Paris. Mehrere ehemalige Führungskräfte von IKEA Frankreich sowie der Konzern selbst standen am Montag vor Gericht. Der Vorwurf lautet auf illegales Ausspionieren von Mitarbeiterinnen und Mitarbeitern sowie Kundinnen und Kunden.
Bereits 2012 haben Gewerkschaften den Möbel- und Haushaltswarenhersteller und ‑händler bei den französischen Behörden angezeigt und ihn beschuldigt, persönliche Daten auf betrügerische Weise gesammelt und unerlaubt weitergegeben zu haben. In diesem Zusammenhang spricht die Gewerkschaft davon, dass IKEA Frankreich dafür bezahlt habe, Zugang zu Polizeiakten von Kolleginnen und Kollegen zu erhalten, die Informationen über bestimmte Personen enthielten. Der Konzern bestreitet unterdessen, irgendjemanden ausspioniert zu haben. Gleichzeitig entließ das in Schweden ansässige Unternehmen jedoch Führungskräfte in Frankreich, nachdem die französische Staatsanwaltschaft 2012 eine strafrechtliche Untersuchung eröffnet hatte.
Absurde Praktiken
Die Anklage umfasst mehrere fast schon absurd wirkende Fälle. In einem Fall soll der Konzern beispielsweise unautorisierte Daten verwendet haben, um einen Mitarbeiter „zu erwischen“, der Arbeitslosengeld beantragt hatte, aber einen Porsche fuhr. Ein anderer Fall, der geschildert wird, ist ähnlich gelagert, hier hat IKEA Frankreich das Strafregister eines Kollegen daraufhin untersucht, wie sich dieser trotz seines geringen Einkommens einen BMW leisten kann. Diese Überwachung geht somit weit über den Arbeitsplatz und die dortigen Geschehnisse hinaus. Es ist auch die Rede davon, dass Kundinnen und Kunden, mit denen das Unternehmen im Streit lag, über einen unberechtigten Zugriff auf deren persönliche Daten durchleuchtet wurden.

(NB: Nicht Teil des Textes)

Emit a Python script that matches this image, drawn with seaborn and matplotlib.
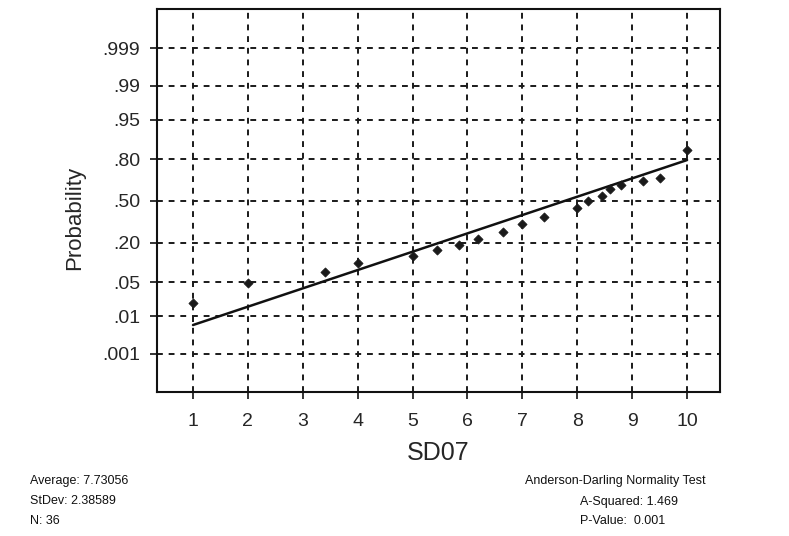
from statistics import NormalDist

import matplotlib

matplotlib.use("Agg")
import matplotlib.pyplot as plt
import numpy as np
import pandas as pd
import seaborn as sns


# values
sd07 = [1.0, 2.0, 3.4, 4.0, 5.0, 5.45, 5.85, 6.2, 6.65, 7.0, 7.4,
        8.0, 8.2, 8.45, 8.6, 8.8, 9.2, 9.5, 10.0]
prob = [0.020, 0.049, 0.076, 0.105, 0.133, 0.161, 0.187, 0.221, 0.266, 0.321, 0.373,
        0.444, 0.500, 0.540, 0.596, 0.627, 0.657, 0.679, 0.849]
fit_x = [1.0, 10.0]
fit_p = [0.0061, 0.796]

prob_ticks = [0.001, 0.01, 0.05, 0.20, 0.50, 0.80, 0.95, 0.99, 0.999]
prob_labels = [".001", ".01", ".05", ".20", ".50", ".80", ".95", ".99", ".999"]
x_ticks = list(range(1, 11))

left_notes = ["Average: 7.73056", "StDev: 2.38589", "N: 36"]
right_title = "Anderson-Darling Normality Test"
right_notes = ["A-Squared: 1.469", "P-Value:  0.001"]

ND = NormalDist()
_ppf = np.vectorize(ND.inv_cdf, otypes=[float])
_cdf = np.vectorize(ND.cdf, otypes=[float])


def probit(p):
    p = np.clip(np.asarray(p, dtype=float), 1e-12, 1 - 1e-12)
    return _ppf(p)


def probit_inv(z):
    return _cdf(np.asarray(z, dtype=float))


sns.set_style("ticks")
plt.rcParams["font.family"] = ["Liberation Sans", "DejaVu Sans"]

W, H = 789, 536
fig = plt.figure(figsize=(W / 100, H / 100), dpi=100)
ax = fig.add_axes([157 / W, 1 - 392 / H, (720 - 157) / W, (392 - 9) / H])

ax.set_yscale("function", functions=(probit, probit_inv))

ax.grid(True, linestyle=(0, (3, 3)), color="#1a1a1a", linewidth=1.4)
ax.set_axisbelow(True)

pts = pd.DataFrame({"SD07": sd07, "Probability": prob})
sns.scatterplot(data=pts, x="SD07", y="Probability", marker="D", s=22,
                color="#1a1a1a", edgecolor="#1a1a1a", linewidth=0.5, ax=ax, zorder=4)
fit = pd.DataFrame({"x": fit_x, "p": fit_p})
sns.lineplot(data=fit, x="x", y="p", color="#111111", linewidth=1.8, ax=ax, zorder=3)

ax.set_xlim(0.344, 10.60)
ax.set_ylim(float(probit_inv(-3.86)), float(probit_inv(3.88)))
ax.set_xticks(x_ticks)
ax.set_xticklabels([str(t) for t in x_ticks])
ax.set_yticks(prob_ticks)
ax.set_yticklabels(prob_labels)
ax.yaxis.set_minor_locator(matplotlib.ticker.NullLocator())

ax.tick_params(axis="both", direction="out", length=5, width=1.2, color="#111111")
ax.tick_params(axis="x", labelsize=14, pad=10)
ax.tick_params(axis="y", labelsize=14, pad=7)

for side in ["left", "right", "top", "bottom"]:
    ax.spines[side].set_visible(True)
    ax.spines[side].set_color("#111111")
    ax.spines[side].set_linewidth(1.5)

ax.set_xlabel("SD07", fontsize=18)
ax.set_ylabel("Probability", fontsize=16)
ax.xaxis.set_label_coords(0.499, -0.128)
ax.yaxis.set_label_coords(-0.128, 0.454)

note_font = ["Liberation Sans Narrow", "Liberation Sans", "DejaVu Sans"]
for i, line in enumerate(left_notes):
    fig.text(30 / W, 1 - (481 + i * 20) / H, line, fontsize=9,
             family=note_font, va="center", ha="left", color="#111111")
fig.text(615 / W, 1 - 481 / H, right_title, fontsize=9,
         family=note_font, va="center", ha="center", color="#111111")
for i, line in enumerate(right_notes):
    fig.text(580 / W, 1 - (502 + i * 19) / H, line, fontsize=9,
             family=note_font, va="center", ha="left", color="#111111")

fig.savefig("out.png", dpi=100, facecolor="white")
plt.close(fig)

Der ehemalige Leiter der Risikomanagement-Abteilung von IKEA Frankreich räumte ein, dass 530.000 bis 630.000 Euro pro Jahr für solche Untersuchungen vorgesehen waren. Er sagte Berichten zufolge außerdem, dass seine Abteilung für die Abwicklung solcher Angelegenheiten verantwortlich gewesen sei.
Reumütig vor Gericht?
IKEA Frankreich sicherte unterdessen am Montag der französischen Justiz Kooperation zu und hielt fest, dass solche Aktivitäten die Werte und ethischen Standards des Unternehmens untergraben würden. Weiter betont der Konzern, den Schutz von Daten sehr ernst zu nehmen. Das Unternehmen habe, nachdem die Untersuchung im Jahr 2012 eröffnet worden war, Compliance- und Schulungsverfahren eingeführt, um illegale Aktivitäten zu verhindern.
Im Falle einer Verurteilung drohen den beiden Ex-CEOs bis zu zehn Jahre Gefängnis und Geldstrafen von 750.000 Euro. IKEA Frankreich droht eine Höchststrafe von 3,75 Millionen Euro. Der Prozess soll bis zum 2. April dauern. Das Unternehmen muss außerdem mit möglichen Schadensersatzforderungen aus Zivilklagen von Gewerkschaften und 74 Kolleginnen und Kollegen rechnen.